Todos los días tenía alguna leyenda gallega distinta para compartir, sea de fantasmas, sirenas, milagros o héroes medievales. Lo escuchaba fascinado y no podía creer que sucedieran tantas cosas mágicas en el mismo lugar. Sabía que quedaba lejos de Buenos Aires, pero no entendía del todo si era un pueblo real, una comunidad mitológica, un país imaginario o directamente otro planeta. Mi abuelo juraba que Galicia era todo eso y mucho más.
Una noche se puso a contarme sobre una especie de encantamiento que funcionaba como protección contra los maleficios y para alejar a los seres malvados. Imaginense, me encantó la idea. Después de la cena volvió y mientras hablaba sobre espíritus, duendes y brujas, prendío fuego y me hizo probar la queimada. Estaba muy rica, pero yo tenía 11 años: cuando mi mamá se enteró, se enojó mucho y me prohibió salir por una semana. A mi abuelo no le dijo nada.
Cada vez que salía a la calle, me pedía ir con "sentidiño". Toda la vida me pareció una palabra muy especial, casi poética, e insistía en que siempre lleve algo de abrigo "por si refresca", además de un paraguas aunque hicieran 30 grados en pleno verano. Consejos del corazón que solo pude entender muchos años después, cuando hice la última etapa del Camino de Santiago sin capa de lluvia.
Su conexión con el agua (más allá de la que caía del cielo) también se demostraba en su fanatismo absoluto por la pesca deportiva; sea en ríos, lagos o el mar, todo lo que pescaba lo comparaba con las lubinas: "es como una lubina pero más chica", "es como una lubina pero de otro color". Para el, un tiburón era una lubina grande con dientes y así sucesivamente con cada especie.
Admiraba profundamente a Rosalía de Castro, a quien consideraba la poeta más maravillosa que haya existido. Siempre se refería a ella con devoción y además agregaba que era "vecina" suya: "Rosalía vivió en Padrón e iba de vacaciones a Carril, entonces seguro que también anduvo por Catoira, nuestro pueblo". A la distancia, hoy lo imagino leyendo su obra como un inmigrante más que prefirió cantar antes de morirse de pena.
Y hablando de Rosalía, hace poco me enteré que en el año 1979 se imprimió un billete de 500 pesetas con su imagen, siendo la única mujer además de Isabel la Católica en obtener semejante reconocimiento. Estoy convencido de que mi abuelo nunca supo de su existencia y en su honor, voy a intentar conseguirlo: sin duda hubiera sido otra de sus joyas favoritas.
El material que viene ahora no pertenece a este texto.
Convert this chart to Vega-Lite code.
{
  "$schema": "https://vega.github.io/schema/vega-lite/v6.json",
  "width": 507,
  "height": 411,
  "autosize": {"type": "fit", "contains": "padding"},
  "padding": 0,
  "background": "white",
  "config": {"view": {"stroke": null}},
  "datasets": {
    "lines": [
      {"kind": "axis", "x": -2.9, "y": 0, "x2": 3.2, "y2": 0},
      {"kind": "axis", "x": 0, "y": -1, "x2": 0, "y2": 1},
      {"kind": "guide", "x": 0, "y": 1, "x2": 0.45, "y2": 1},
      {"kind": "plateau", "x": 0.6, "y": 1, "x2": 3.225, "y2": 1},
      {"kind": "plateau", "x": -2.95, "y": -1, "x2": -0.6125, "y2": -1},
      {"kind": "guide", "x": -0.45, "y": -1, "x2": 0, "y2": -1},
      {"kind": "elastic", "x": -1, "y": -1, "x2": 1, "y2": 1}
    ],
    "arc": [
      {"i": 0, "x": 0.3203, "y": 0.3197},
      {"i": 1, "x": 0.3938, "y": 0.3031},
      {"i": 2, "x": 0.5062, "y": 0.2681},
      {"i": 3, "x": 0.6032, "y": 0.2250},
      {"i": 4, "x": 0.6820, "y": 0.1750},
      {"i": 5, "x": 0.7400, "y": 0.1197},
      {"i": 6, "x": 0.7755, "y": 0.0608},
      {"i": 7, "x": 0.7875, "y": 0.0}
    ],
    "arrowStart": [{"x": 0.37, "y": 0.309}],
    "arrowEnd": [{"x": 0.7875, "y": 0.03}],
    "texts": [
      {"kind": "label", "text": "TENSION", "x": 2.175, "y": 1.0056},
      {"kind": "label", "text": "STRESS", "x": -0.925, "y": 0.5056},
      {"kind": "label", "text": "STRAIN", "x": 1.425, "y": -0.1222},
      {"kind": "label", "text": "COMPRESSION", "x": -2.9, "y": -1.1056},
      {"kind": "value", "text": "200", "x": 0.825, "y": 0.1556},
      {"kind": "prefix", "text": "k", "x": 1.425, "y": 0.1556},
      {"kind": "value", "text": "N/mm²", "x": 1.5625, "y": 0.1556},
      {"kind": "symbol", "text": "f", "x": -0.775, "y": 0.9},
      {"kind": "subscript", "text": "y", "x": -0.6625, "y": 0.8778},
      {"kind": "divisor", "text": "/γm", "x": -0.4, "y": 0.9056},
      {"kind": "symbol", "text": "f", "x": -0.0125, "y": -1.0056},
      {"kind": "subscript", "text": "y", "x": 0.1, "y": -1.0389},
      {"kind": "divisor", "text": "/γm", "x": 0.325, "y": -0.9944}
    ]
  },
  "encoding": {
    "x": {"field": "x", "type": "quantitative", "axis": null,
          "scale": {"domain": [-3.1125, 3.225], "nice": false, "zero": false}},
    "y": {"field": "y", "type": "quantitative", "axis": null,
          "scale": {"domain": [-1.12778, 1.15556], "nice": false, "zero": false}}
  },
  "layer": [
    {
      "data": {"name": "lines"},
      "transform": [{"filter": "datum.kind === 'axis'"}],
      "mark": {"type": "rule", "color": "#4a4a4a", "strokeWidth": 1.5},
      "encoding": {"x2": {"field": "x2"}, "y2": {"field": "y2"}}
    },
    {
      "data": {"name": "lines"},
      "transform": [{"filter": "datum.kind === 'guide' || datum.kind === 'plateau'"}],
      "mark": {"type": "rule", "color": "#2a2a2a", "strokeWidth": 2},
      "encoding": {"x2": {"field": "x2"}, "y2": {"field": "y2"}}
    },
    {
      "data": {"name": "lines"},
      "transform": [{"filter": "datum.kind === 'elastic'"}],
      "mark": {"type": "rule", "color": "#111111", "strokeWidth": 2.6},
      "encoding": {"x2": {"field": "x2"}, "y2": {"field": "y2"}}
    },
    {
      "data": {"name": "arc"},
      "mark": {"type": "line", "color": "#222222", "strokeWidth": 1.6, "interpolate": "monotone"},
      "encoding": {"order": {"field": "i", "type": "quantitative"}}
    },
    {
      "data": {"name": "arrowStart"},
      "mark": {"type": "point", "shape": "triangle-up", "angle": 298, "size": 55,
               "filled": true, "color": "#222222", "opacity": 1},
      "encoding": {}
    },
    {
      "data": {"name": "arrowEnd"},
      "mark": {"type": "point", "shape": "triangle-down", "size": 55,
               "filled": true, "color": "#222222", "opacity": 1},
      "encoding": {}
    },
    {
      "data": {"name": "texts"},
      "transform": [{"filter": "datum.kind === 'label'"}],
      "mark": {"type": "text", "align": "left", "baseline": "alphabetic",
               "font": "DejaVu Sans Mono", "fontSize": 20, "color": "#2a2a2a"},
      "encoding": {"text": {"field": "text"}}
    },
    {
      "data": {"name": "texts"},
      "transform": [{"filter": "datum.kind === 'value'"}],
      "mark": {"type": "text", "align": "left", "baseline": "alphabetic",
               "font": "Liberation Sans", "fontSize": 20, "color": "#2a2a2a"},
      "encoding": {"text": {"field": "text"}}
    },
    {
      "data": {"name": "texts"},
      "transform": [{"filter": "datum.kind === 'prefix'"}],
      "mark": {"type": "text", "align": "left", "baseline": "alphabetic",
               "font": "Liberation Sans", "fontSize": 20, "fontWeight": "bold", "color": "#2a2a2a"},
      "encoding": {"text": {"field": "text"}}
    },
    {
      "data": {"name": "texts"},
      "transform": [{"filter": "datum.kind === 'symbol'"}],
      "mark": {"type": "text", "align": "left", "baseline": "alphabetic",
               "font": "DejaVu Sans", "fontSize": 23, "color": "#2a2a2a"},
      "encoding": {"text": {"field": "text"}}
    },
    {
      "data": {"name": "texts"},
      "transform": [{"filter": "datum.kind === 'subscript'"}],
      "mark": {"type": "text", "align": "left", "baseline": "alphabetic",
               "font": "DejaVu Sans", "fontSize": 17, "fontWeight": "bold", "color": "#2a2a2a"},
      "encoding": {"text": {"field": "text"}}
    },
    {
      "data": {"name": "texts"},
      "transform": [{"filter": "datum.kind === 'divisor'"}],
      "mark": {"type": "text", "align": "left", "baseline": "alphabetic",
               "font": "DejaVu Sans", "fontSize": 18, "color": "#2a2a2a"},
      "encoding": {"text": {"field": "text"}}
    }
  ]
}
Actualmente conservo las monedas que le regalaron antes de viajar a Argentina y de a poco, fuí agregando algunas más. Y el billete de Velázquez hoy es mi mayor herencia, al que varias veces me descubrí mirándolo solo y en total silencio. Por eso la frase de mi abuelo se sigue repitiendo una y otra vez: aunque su tesoro permanece en Buenos Aires, nuestros corazones vivirán por siempre en Galicia.